Proprio nell’istante in cui Lynch sembra volersi avvicinare al vecchio Alfred, il suo amore per l’irrisolto lo frena, e lo spinge ancora una volta lontano, lontano da tutti, come sempre. (non che ciò costituisca un merito o, viceversa, una causa di additamento).
Il punto di quasi-tangenza è individuabile attraverso la messa in relazione tra Vertigo e Mulholland Drive. Entrambe le pellicole si snodano intorno al momento cardinale della morte di un personaggio, per quanto fittizia o per lo meno (in Lynch) trascendentale.
Possiamo apprezzare come in Vertigo il regista tenda a creare degli spazi di condivisione pura, di contestuale partecipazione nel possesso del patrimonio narrativo, somministrate tanto a Scottie (James Stewart per gli amici), quanto a noi, vittime inermi di questa rivelazione (vedi il lasso di tempo tra la scoperta del diadema e l’effettivo smascheramento della menzogna).
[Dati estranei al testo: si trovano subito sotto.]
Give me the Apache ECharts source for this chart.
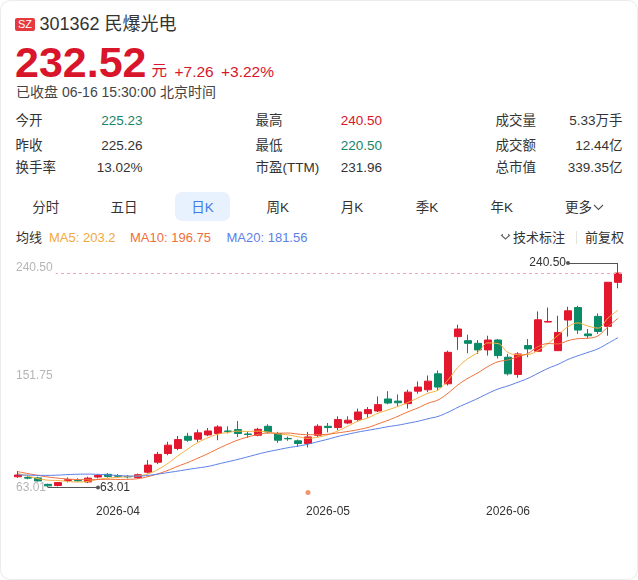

A sinistra un frammento dalla scena finale di Vertigo; di seguito Justin Theroux e Laura Harring in Mulholland Drive
Lynch risulta schivo, parco nel dispensare anche soltanto un paio di sillabe, qualora possano menomare la futura indagine sul complesso monolitico e imperscrutabile che la sua opera vuole rappresentare. In Mulholland Drive abbiamo la dipartita di Rita a scandire i due momenti essenziali del film: il sonno e la veglia. Ma come rimanere a galla quando il sonno e la veglia si mischiano? Rebekah Del Rio perde i sensi sulle note di Llorando, si spiattella come una omelette sul pavimento del Club Silencio, ma lo spettacolo continua; come mai? È lecito pretendere una risposta? È forse così importante, nel novero della struttura filmica, individuare un momento aoristico e conferirvi il valore di inizio, e un ulteriore istante, per individuare una fine? È così cruciale decifrare in termini investigativi la morte di Rita? E soprattutto: quanto sarà contento Lynch di aver, per l’ennesima volta, ingenerato dal nulla la necessità di ricorrere a tanti punti interrogativi nel tentativo di inquadrare i suoi deliri?